* [YOUR INSTRUCTIONS]:
The listing below holds pictures; exclude them. Return exactly the lines from the one with "Clone this chart in matplotlib." through the one with "0.589, 0.664, 0.750]".

+++ AVAILABLE DATA

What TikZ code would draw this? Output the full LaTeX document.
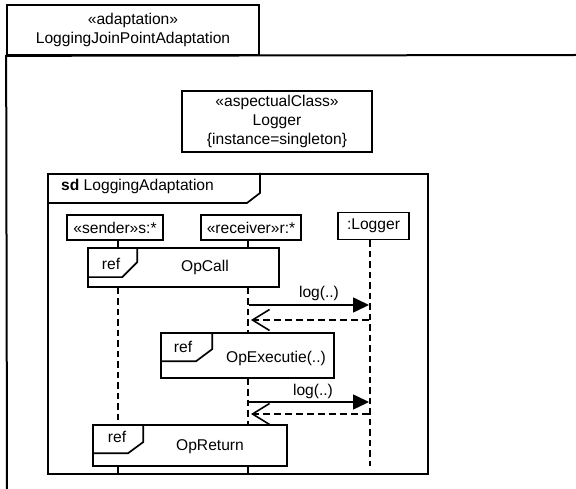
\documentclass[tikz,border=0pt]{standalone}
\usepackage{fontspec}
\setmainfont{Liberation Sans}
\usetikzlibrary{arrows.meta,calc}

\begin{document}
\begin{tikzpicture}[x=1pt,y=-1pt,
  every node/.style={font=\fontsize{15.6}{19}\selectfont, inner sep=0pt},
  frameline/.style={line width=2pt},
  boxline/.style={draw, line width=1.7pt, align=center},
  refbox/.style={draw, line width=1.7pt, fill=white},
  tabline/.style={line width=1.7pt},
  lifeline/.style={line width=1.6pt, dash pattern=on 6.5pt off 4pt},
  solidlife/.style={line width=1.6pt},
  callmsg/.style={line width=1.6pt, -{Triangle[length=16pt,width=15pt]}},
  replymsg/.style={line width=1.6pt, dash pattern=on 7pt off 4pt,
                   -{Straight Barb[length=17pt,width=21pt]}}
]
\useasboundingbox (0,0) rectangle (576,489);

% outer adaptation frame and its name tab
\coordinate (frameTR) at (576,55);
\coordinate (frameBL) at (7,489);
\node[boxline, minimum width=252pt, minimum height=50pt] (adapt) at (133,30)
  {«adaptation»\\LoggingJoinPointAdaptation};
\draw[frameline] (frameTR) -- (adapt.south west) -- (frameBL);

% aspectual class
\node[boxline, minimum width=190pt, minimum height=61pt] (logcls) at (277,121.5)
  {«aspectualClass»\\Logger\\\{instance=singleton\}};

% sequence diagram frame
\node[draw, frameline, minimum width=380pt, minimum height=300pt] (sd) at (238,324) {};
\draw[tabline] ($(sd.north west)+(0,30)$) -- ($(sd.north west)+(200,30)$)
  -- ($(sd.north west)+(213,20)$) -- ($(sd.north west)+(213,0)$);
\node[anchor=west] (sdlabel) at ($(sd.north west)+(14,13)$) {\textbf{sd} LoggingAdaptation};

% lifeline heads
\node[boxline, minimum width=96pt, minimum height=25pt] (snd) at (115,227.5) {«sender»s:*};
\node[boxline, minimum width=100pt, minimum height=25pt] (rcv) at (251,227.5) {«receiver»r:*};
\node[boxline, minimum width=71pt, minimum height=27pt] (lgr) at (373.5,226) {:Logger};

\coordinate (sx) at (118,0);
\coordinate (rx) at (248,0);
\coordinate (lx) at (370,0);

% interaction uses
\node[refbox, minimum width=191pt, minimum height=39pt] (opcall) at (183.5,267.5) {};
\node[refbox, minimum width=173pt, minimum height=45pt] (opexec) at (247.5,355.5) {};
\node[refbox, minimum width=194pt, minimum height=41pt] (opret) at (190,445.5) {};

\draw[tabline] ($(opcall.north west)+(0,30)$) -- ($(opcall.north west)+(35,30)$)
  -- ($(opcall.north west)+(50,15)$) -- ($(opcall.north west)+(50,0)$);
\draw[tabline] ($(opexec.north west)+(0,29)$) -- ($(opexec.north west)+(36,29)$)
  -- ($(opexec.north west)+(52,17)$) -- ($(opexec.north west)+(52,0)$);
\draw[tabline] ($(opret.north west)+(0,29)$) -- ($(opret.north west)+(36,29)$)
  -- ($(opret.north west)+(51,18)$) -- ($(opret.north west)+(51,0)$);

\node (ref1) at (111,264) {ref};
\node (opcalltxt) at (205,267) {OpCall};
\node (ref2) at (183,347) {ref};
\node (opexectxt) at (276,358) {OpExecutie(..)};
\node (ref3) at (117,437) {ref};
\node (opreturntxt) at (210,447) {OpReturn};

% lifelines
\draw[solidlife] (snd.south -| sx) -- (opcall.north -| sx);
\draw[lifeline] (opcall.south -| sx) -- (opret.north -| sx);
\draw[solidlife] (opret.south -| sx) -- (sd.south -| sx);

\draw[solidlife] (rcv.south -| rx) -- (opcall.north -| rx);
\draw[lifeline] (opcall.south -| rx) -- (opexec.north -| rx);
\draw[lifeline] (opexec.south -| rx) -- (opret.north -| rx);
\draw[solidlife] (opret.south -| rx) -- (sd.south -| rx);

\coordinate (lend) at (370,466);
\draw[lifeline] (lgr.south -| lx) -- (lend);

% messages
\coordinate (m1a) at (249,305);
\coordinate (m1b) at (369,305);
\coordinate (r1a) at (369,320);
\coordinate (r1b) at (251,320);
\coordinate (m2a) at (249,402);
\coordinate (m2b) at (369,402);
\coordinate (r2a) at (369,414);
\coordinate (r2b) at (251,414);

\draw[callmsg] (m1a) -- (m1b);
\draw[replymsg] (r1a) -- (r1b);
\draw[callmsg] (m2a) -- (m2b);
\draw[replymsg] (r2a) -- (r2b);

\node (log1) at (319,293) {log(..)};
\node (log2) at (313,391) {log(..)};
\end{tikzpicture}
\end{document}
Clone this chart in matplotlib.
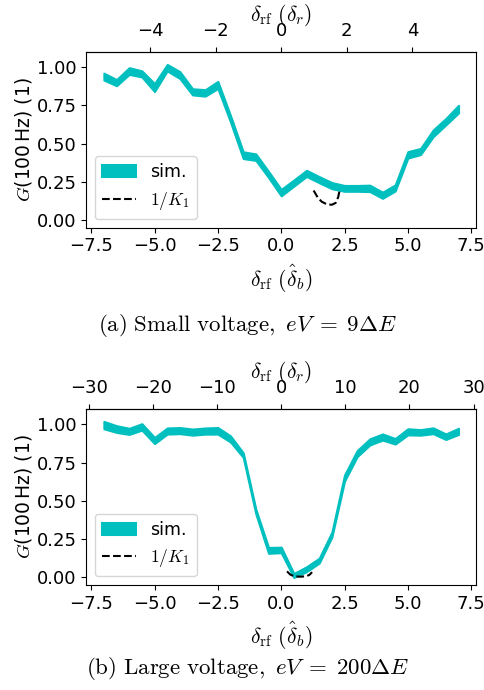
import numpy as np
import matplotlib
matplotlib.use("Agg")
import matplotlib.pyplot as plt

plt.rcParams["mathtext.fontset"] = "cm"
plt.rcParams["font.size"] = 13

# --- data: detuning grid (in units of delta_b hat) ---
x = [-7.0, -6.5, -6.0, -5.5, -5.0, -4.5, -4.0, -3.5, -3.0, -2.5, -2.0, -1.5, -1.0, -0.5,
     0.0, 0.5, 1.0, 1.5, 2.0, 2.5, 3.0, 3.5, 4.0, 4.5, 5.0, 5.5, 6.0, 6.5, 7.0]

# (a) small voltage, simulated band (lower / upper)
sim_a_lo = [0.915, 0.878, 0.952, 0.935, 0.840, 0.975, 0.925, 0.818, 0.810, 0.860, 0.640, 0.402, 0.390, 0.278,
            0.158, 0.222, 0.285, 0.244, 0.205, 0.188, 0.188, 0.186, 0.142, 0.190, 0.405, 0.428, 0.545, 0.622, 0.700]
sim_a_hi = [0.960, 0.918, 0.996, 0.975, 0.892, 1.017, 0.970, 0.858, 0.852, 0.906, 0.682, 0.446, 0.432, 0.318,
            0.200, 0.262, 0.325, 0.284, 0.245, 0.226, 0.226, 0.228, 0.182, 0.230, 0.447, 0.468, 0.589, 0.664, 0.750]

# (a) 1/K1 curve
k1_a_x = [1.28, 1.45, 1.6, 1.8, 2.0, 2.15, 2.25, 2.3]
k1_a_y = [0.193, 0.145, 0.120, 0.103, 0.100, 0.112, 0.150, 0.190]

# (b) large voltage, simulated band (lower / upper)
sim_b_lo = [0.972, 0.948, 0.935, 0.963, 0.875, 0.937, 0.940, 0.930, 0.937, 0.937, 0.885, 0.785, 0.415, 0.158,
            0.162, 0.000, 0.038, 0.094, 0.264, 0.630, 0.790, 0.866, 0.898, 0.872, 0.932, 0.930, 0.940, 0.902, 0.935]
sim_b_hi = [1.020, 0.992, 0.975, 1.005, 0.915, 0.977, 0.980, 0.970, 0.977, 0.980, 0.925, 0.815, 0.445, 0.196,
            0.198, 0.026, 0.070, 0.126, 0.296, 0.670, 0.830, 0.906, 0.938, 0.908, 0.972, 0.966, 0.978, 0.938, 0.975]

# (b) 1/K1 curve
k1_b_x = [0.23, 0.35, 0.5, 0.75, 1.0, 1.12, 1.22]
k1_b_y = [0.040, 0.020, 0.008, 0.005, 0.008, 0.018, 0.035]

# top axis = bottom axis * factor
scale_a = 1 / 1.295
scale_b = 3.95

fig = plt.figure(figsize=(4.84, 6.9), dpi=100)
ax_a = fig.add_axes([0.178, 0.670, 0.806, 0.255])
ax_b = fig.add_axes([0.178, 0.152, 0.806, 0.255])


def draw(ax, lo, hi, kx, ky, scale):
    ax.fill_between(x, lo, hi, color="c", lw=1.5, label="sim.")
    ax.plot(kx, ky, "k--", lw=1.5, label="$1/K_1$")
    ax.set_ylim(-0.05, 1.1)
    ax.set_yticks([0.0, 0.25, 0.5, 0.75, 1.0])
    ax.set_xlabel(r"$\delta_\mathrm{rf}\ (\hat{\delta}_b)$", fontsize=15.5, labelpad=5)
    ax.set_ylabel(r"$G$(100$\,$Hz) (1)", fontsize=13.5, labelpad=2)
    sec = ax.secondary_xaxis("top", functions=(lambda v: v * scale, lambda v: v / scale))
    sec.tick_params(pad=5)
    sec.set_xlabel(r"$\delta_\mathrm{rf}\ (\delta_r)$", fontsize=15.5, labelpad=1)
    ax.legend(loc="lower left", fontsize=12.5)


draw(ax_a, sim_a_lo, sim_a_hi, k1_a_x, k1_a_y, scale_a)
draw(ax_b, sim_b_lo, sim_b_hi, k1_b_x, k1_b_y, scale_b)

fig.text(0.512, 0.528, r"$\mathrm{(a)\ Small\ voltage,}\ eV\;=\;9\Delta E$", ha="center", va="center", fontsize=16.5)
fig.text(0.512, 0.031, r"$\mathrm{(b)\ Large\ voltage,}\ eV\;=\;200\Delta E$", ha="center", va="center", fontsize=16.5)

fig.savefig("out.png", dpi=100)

++++++

* [ANSWER TO THE EXERCISE]:
Clone this chart in matplotlib.
import numpy as np
import matplotlib
matplotlib.use("Agg")
import matplotlib.pyplot as plt

plt.rcParams["mathtext.fontset"] = "cm"
plt.rcParams["font.size"] = 13

# --- data: detuning grid (in units of delta_b hat) ---
x = [-7.0, -6.5, -6.0, -5.5, -5.0, -4.5, -4.0, -3.5, -3.0, -2.5, -2.0, -1.5, -1.0, -0.5,
     0.0, 0.5, 1.0, 1.5, 2.0, 2.5, 3.0, 3.5, 4.0, 4.5, 5.0, 5.5, 6.0, 6.5, 7.0]

# (a) small voltage, simulated band (lower / upper)
sim_a_lo = [0.915, 0.878, 0.952, 0.935, 0.840, 0.975, 0.925, 0.818, 0.810, 0.860, 0.640, 0.402, 0.390, 0.278,
            0.158, 0.222, 0.285, 0.244, 0.205, 0.188, 0.188, 0.186, 0.142, 0.190, 0.405, 0.428, 0.545, 0.622, 0.700]
sim_a_hi = [0.960, 0.918, 0.996, 0.975, 0.892, 1.017, 0.970, 0.858, 0.852, 0.906, 0.682, 0.446, 0.432, 0.318,
            0.200, 0.262, 0.325, 0.284, 0.245, 0.226, 0.226, 0.228, 0.182, 0.230, 0.447, 0.468, 0.589, 0.664, 0.750]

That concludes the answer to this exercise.